Above the Law

Does G.W. Bush feel he is above the law? That might explain why he refuses to comment on his own "youthful indiscretions" with cocaine -- which he does not deny occurred in his mid-20s. Somehow it makes sense to him that his crimes should be ignored while the crimes of indigent youths are prosecuted to the fullest extent of the law.

With some regularity during his governorship G.W. Bush explained that "as far as [he's] concerned, an innocent man has never been put to death while he has been in office." He steadfastly refuses to explain why his state is so much more trustworthy than others like Illinois, which has recently abolished -- again -- the death penalty due to numerous erroneous decisions that have come to light with the use of DNA evidence.

Race and the death penalty

"Even under the most sophisticated death penalty statutes, race continues to play a major role in determining who shall live and who shall die."

Justice Blackmun, US Supreme Court, 1994

The history of the death penalty in the USA shows that it has been applied in a racist manner and that any criminal justice system can be vulnerable to personal or social prejudice.
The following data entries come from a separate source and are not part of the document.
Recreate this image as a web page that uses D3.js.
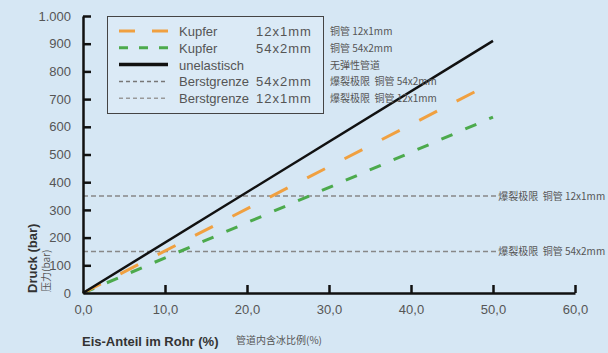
<!DOCTYPE html>
<html>
<head>
<meta charset="utf-8">
<script src="https://cdn.jsdelivr.net/npm/d3@7"></script>
<style>
  body { margin: 0; background: #d6e7f4; }
  svg { display: block; font-family: "Liberation Sans", Arial, sans-serif; }
  text { white-space: pre; }
</style>
</head>
<body>
<div id="chart"></div>
<script>
// data (x = ice share %, y = pressure bar)
const xTicks = [0, 10, 20, 30, 40, 50, 60];
const yTicks = [0, 100, 200, 300, 400, 500, 600, 700, 800, 900, 1000];
const kupfer12 = [[0, 0], [50, 760]];
const kupfer54 = [[0, 0], [50, 635]];
const unelastisch = [[0, 0], [50, 910]];
const berst = [350, 150];
const berstLabels = ["爆裂极限  铜管 12x1mm", "爆裂极限  铜管 54x2mm"];
const legendRows = [
  {name: "Kupfer", size: "12x1mm", cn: "铜管 12x1mm", color: "#f0a040", dash: "16,17", w: 3},
  {name: "Kupfer", size: "54x2mm", cn: "铜管 54x2mm", color: "#4caa4c", dash: "9,11", w: 3},
  {name: "unelastisch", size: "", cn: "无弹性管道", color: "#111", dash: null, w: 3.5},
  {name: "Berstgrenze", size: "54x2mm", cn: "爆裂极限  铜管 54x2mm", color: "#777", dash: "4,3", w: 1.5},
  {name: "Berstgrenze", size: "12x1mm", cn: "爆裂极限  铜管 12x1mm", color: "#999", dash: "4,3", w: 1.5}
];

const W = 608, H = 353;
const svg = d3.select("#chart").append("svg").attr("width", W).attr("height", H);
svg.append("rect").attr("width", W).attr("height", H).attr("fill", "#d6e7f4");

const x = d3.scaleLinear().domain([0, 60]).range([83, 575]);
const y = d3.scaleLinear().domain([0, 1000]).range([293, 16]);

// burst limit lines
berst.forEach((v, i) => {
  svg.append("line")
    .attr("x1", x(0)).attr("x2", x(50.4))
    .attr("y1", y(v)).attr("y2", y(v))
    .attr("stroke", "#888").attr("stroke-width", 1.5)
    .attr("stroke-dasharray", "5,3");
  svg.append("text")
    .attr("x", x(50.4) + 2).attr("y", y(v) + 4)
    .attr("font-family", "'Noto Sans CJK SC'")
    .attr("font-size", 10).attr("fill", "#555")
    .text(berstLabels[i]);
});

const line = d3.line().x(d => x(d[0])).y(d => y(d[1]));
svg.append("path").datum(kupfer54).attr("d", line)
  .attr("fill", "none").attr("stroke", "#4caa4c").attr("stroke-width", 3)
  .attr("stroke-dasharray", "12,14");
svg.append("path").datum(kupfer12).attr("d", line)
  .attr("fill", "none").attr("stroke", "#f0a040").attr("stroke-width", 3)
  .attr("stroke-dasharray", "20,22");
svg.append("path").datum(unelastisch).attr("d", line)
  .attr("fill", "none").attr("stroke", "#111").attr("stroke-width", 2.5);

// axes
const xAxis = svg.append("g").attr("transform", `translate(0,${y(0)})`)
  .call(d3.axisBottom(x).tickValues(xTicks).tickSizeInner(-8).tickSizeOuter(0)
    .tickPadding(12).tickFormat(d => d3.format(".1f")(d).replace(".", ",")));
const yAxis = svg.append("g").attr("transform", `translate(${x(0)},0)`)
  .call(d3.axisLeft(y).tickValues(yTicks).tickSizeInner(-8).tickSizeOuter(0)
    .tickPadding(12).tickFormat(d => d3.format(",")(d).replace(",", ".")));
[xAxis, yAxis].forEach(g => {
  g.select(".domain").attr("stroke", "#111").attr("stroke-width", 2.5);
  g.selectAll(".tick line").attr("stroke", "#111").attr("stroke-width", 2.5);
  g.selectAll(".tick text").attr("fill", "#555").attr("font-size", 13)
    .attr("font-family", "'Liberation Sans', Arial, sans-serif");
});
xAxis.selectAll(".tick").filter(d => d === 0).select("line").remove();
yAxis.selectAll(".tick").filter(d => d === 0).select("line").remove();

// axis titles
svg.append("text").attr("x", 82).attr("y", 346)
  .attr("font-size", 13).attr("font-weight", "bold").attr("fill", "#333")
  .text("Eis-Anteil im Rohr (%)");
svg.append("text").attr("x", 236).attr("y", 344)
  .attr("font-family", "'Noto Sans CJK SC'").attr("font-size", 10).attr("fill", "#555")
  .text("管道内含冰比例(%)");
svg.append("text").attr("transform", "translate(37,293) rotate(-90)")
  .attr("font-size", 13).attr("font-weight", "bold").attr("fill", "#333")
  .text("Druck (bar)");
svg.append("text").attr("transform", "translate(50,292) rotate(-90)")
  .attr("font-family", "'Noto Sans CJK SC'").attr("font-size", 10).attr("fill", "#555")
  .text("压力(bar)");

// legend
const lg = svg.append("g");
lg.append("rect").attr("x", 107.5).attr("y", 16.5).attr("width", 216).attr("height", 97)
  .attr("fill", "#dbeaf6").attr("stroke", "#444").attr("stroke-width", 1);
legendRows.forEach((r, i) => {
  const ry = 31 + i * 16.8;
  lg.append("line").attr("x1", 119).attr("x2", 168).attr("y1", ry).attr("y2", ry)
    .attr("stroke", r.color).attr("stroke-width", r.w)
    .attr("stroke-dasharray", r.dash);
  lg.append("text").attr("x", 179).attr("y", ry + 5).attr("font-size", 13).attr("fill", "#555")
    .text(r.name);
  lg.append("text").attr("x", 256).attr("y", ry + 5).attr("font-size", 13).attr("fill", "#555")
    .attr("letter-spacing", 1).text(r.size);
  svg.append("text").attr("x", 330).attr("y", ry + 4)
    .attr("font-family", "'Noto Sans CJK SC'").attr("font-size", 10).attr("fill", "#555")
    .text(r.cn);
});
</script>
</body>
</html>
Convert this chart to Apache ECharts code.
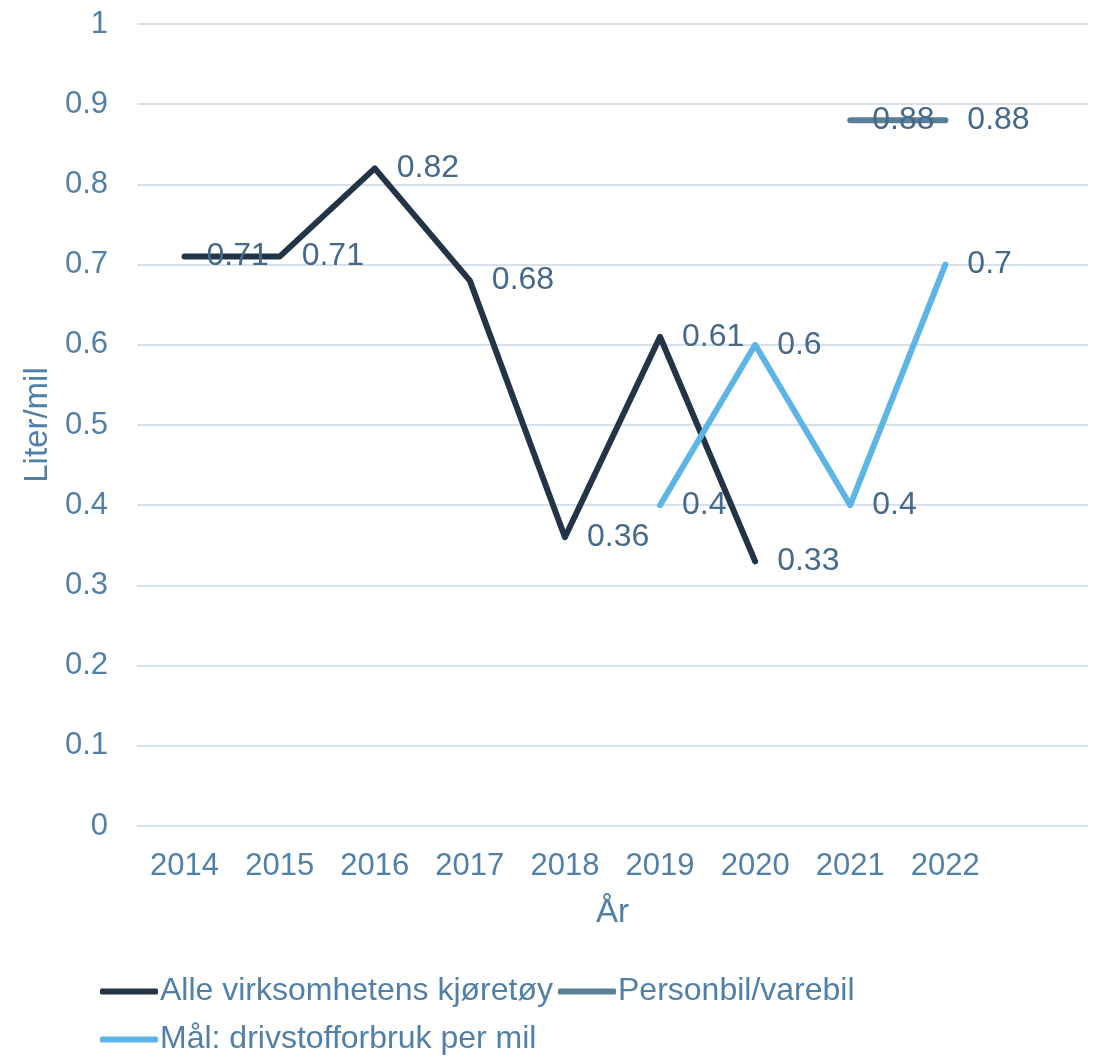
<!DOCTYPE html>
<html><head><meta charset="utf-8">
<script src="https://cdn.jsdelivr.net/npm/echarts@6/dist/echarts.min.js"></script>
<style>html,body{margin:0;padding:0;background:#fff}#c{width:1099px;height:1058px}</style>
</head><body><div id="c"></div>
<script>
const categories = ['2014','2015','2016','2017','2018','2019','2020','2021','2022',''];
const alleVirksomhetens = [0.71, 0.71, 0.82, 0.68, 0.36, 0.61, 0.33, null, null, null];
const personbil = [null, null, null, null, null, null, null, 0.88, 0.88, null];
const maal = [null, null, null, null, null, 0.4, 0.6, 0.4, 0.7, null];
const seriesNames = ['Alle virksomhetens kjøretøy', 'Personbil/varebil', 'Mål: drivstofforbruk per mil'];

const font = 'Liberation Sans, Arial, sans-serif';
const tickColor = '#5080A8';
const labelColor = '#44698A';
function mk(name, data, color) {
  return {
    name, type: 'line', data, symbol: 'circle', symbolSize: 2, showSymbol: true, connectNulls: false,
    lineStyle: { color, width: 6, cap: 'round', join: 'round' },
    itemStyle: { color },
    label: { show: true, position: 'right', distance: 21, color: labelColor, fontSize: 32, fontFamily: font },
    emphasis: { disabled: true }, animation: false
  };
}
const chart = echarts.init(document.getElementById('c'));
chart.setOption({
  animation: false,
  grid: { left: 137, right: 11, top: 24, bottom: 232, containLabel: false, outerBoundsMode: 'none' },
  xAxis: {
    type: 'category', data: categories, boundaryGap: true,
    axisLine: { show: false }, axisTick: { show: false },
    axisLabel: { color: tickColor, fontSize: 31, fontFamily: font, margin: 25, interval: 0 },
    name: 'År', nameLocation: 'middle', nameGap: 70,
    nameTextStyle: { color: tickColor, fontSize: 33, fontFamily: font }
  },
  yAxis: {
    type: 'value', min: 0, max: 1, interval: 0.1,
    axisLine: { show: false }, axisTick: { show: false },
    splitLine: { lineStyle: { color: '#D6E0EA', width: 2 } },
    axisLabel: { color: tickColor, fontSize: 31, fontFamily: font, margin: 29,
      formatter: v => String(Math.round(v * 10) / 10) },
    name: 'Liter/mil', nameLocation: 'middle', nameGap: 83,
    nameTextStyle: { color: tickColor, fontSize: 33, fontFamily: font }
  },
  legend: {
    left: 95, top: 965, width: 800, itemGap: 5, itemWidth: 58, itemHeight: 6,
    icon: 'roundRect',
    textStyle: { color: tickColor, fontSize: 32, fontFamily: font, lineHeight: 43, padding: [0, 0, 0, -3] },
    data: seriesNames
  },
  series: [
    mk(seriesNames[0], alleVirksomhetens, '#243447'),
    mk(seriesNames[1], personbil, '#5A7F99'),
    mk(seriesNames[2], maal, '#5DB5E6')
  ]
});
</script></body></html>
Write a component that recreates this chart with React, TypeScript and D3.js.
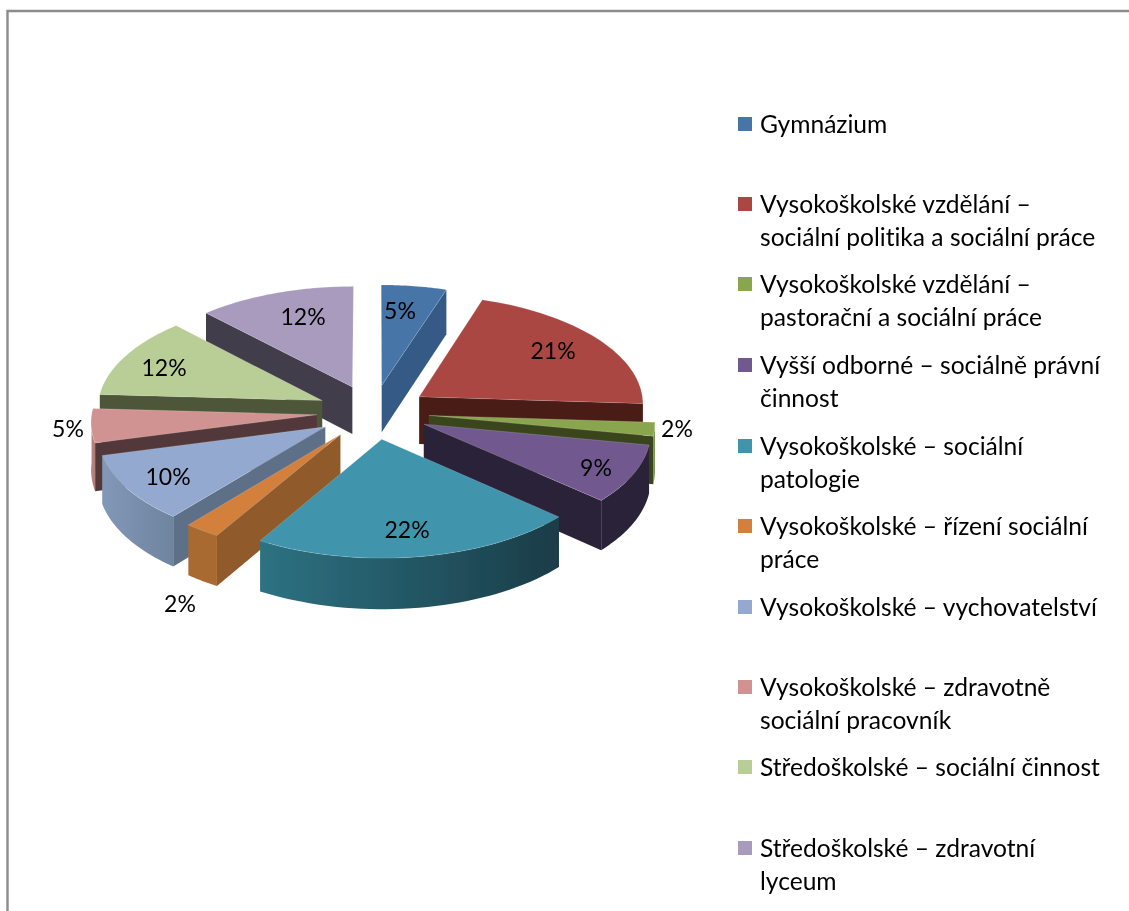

One of the 254 counties in Texas accounts for almost one-third of the state's death row; 132 of the state's 437 condemned prisoners were sentenced in Harris County (Jan. 1998). The race of the murder victim appears to be a major factor in determining who is sentenced to death. Blacks and whites in the USA are the victims of murder in almost equal numbers, yet 82 per cent of prisoners executed since 1977 were convicted of the murder of a white person. Nationwide, blacks are disproportionately represented on death row at both state and federal level. Blacks make up just 12 per cent of the country's population, but 42 per cent of the nation's condemned prisoners. In early 1998, of the 26 people under federal sentence of death (military and civilian), only five prisoners were white. The overwhelming majority of district attorneys and other officials who make the decision as to whether to seek the death penalty are white. In 1998, of the 1,838 such officials in states with the death penalty, 22 were black, and 22 were Latino. The remainder were white.

Executing juvenile offenders

"Sentence of death shall not be imposed for crimes committed by persons below eighteen years of age."

Article 6(5), International Covenant on Civil and Political Rights

On June 23, 2000, Gary Graham was put to death by lethal injection, despite a number of disturbing concerns about the legitimacy of his trial. The lawyer for the accused did not conduct a pre-trial investigation. Witnesses who did not believe Graham was the murderer were not called to testify, and the one eyewitness who identified Graham did so from a photo lineup in which Graham's picture was the only one that resembled the actual killer. Graham was a juvenile when he was charged.

On 22 April 1998, Joseph John Cannon was led to the lethal injection chamber in Texas. The first attempt to kill him failed when the needle "blew out of his arm" as the lethal solution began to flow. Observers were led away while the needle was reinserted. Joseph John Cannon was 17 years old when he killed Anne Walsh, the crime for which he was sentenced to death. His life up to that point had been one of brutality and abuse. Despite being diagnosed as brain-damaged and schizophrenic, he received no treatment for his mental disorders. His childhood was so deprived that on death row he fared much better, learning to read and write. His execution was a clear violation of international law which prohibits the execution of juvenile offenders.

On 18 May 1998, Texas again ignored international law when it executed Robert Anthony Carter for a crime he committed when he was 17. He too had been severely abused as a child, and had suffered brain damage, facts not made known to the jury which sentenced him to die. In May 1998, more than 25 other people were on death row in Texas for crimes they committed when under the age of 18. Elsewhere in the USA, more than 40 other such prisoners were under sentence of death.